◆ Extracted records ◆
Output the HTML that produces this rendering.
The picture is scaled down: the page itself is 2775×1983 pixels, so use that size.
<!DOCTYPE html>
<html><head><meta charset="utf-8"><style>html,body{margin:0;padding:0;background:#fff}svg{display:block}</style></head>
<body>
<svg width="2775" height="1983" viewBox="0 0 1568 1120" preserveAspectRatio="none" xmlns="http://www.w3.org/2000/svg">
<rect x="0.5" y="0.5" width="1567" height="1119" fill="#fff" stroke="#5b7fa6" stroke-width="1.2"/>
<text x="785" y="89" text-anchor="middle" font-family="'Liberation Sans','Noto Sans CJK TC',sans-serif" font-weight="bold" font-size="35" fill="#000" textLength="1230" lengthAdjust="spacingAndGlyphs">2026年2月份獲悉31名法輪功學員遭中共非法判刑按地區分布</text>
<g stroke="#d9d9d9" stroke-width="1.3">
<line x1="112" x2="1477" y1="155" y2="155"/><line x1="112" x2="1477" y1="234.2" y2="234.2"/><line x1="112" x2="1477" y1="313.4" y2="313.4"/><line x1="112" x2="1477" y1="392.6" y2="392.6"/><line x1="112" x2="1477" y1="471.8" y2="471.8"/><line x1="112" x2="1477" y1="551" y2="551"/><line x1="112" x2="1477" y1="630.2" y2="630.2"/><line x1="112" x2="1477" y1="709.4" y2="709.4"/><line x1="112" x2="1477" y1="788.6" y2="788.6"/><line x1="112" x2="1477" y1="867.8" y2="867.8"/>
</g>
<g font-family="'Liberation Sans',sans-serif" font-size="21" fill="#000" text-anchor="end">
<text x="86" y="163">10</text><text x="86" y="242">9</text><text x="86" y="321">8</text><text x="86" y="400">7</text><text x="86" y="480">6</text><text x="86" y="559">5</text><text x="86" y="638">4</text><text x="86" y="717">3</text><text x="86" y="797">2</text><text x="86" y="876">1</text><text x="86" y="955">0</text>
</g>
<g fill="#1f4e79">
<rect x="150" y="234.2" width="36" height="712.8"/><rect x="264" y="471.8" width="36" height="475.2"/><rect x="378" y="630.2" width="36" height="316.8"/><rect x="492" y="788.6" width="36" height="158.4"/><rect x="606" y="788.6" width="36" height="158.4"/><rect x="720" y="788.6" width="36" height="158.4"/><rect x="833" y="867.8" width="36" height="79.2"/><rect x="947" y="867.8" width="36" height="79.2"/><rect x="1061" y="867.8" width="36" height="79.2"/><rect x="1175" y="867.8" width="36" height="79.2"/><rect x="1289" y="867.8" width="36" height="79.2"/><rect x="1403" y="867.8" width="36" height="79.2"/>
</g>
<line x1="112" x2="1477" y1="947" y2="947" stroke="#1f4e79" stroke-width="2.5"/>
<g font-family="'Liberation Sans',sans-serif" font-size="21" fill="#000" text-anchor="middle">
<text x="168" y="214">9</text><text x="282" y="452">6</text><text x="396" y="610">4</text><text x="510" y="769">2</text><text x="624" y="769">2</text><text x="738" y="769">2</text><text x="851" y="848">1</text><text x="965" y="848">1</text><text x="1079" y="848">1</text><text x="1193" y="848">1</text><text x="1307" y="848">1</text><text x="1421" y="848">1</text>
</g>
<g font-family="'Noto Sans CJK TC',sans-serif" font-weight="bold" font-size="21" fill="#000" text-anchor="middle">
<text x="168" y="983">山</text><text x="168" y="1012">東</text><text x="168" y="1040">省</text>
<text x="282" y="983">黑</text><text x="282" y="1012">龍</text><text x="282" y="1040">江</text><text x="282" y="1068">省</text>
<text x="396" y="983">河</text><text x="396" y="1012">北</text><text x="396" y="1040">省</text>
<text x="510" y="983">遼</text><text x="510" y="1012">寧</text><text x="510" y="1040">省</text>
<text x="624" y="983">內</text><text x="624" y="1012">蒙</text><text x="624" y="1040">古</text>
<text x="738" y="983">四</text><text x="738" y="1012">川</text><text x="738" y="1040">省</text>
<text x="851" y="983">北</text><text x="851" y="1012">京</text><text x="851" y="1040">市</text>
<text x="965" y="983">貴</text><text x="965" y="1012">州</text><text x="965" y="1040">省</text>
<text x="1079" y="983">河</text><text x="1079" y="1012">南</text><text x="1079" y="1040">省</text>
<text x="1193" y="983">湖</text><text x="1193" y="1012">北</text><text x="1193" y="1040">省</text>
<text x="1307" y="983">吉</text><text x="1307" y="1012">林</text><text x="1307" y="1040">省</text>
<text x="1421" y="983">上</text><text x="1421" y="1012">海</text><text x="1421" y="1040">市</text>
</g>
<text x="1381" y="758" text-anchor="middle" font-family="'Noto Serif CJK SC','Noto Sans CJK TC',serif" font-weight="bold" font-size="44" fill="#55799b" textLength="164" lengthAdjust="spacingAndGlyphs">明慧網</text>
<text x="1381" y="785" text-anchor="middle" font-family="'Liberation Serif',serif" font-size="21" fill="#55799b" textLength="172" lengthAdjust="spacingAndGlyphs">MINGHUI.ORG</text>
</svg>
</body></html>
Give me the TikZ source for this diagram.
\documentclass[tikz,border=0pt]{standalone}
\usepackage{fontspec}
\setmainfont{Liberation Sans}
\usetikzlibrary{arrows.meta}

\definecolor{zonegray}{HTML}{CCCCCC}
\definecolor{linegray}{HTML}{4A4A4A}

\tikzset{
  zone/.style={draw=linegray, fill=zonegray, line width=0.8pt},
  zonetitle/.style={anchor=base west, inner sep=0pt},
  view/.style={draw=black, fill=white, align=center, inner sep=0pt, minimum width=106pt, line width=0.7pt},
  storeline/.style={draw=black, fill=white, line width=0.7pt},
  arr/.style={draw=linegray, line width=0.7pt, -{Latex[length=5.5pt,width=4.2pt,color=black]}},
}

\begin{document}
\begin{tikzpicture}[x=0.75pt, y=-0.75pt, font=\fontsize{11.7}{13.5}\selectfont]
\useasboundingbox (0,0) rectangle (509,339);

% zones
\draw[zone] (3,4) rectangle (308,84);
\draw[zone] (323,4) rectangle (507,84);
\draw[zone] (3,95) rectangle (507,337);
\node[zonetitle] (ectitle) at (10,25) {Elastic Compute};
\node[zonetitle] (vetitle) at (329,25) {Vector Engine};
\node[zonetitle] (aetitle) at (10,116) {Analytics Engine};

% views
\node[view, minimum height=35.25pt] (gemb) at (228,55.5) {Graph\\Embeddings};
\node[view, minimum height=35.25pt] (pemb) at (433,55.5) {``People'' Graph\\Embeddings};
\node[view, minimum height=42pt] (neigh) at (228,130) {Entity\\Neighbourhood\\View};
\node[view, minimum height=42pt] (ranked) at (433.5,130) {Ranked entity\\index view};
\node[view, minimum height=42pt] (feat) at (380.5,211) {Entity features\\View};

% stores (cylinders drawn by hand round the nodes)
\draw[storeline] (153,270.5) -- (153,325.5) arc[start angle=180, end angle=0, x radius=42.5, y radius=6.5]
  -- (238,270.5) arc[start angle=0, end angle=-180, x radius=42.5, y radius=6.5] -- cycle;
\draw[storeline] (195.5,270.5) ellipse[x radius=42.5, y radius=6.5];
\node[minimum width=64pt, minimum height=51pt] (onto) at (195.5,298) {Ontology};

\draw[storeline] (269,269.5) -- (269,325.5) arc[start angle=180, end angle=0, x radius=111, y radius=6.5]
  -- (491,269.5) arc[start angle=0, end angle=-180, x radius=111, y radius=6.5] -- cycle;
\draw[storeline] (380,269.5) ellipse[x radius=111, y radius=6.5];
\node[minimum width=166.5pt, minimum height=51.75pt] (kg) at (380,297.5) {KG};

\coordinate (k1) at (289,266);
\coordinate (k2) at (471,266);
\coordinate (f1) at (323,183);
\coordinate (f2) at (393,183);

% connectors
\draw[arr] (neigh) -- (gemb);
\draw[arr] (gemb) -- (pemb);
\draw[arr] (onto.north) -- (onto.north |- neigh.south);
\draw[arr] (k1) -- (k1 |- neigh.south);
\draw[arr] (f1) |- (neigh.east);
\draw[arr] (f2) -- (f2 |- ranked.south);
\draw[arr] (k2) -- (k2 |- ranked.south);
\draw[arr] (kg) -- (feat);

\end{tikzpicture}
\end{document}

◆ SET EXERCISE ◆
Locate all lines in the listing above with the word "this" and copy them.

◆ EXERCISE RESULT ◆
Output the HTML that produces this rendering.
Give me the TikZ source for this diagram.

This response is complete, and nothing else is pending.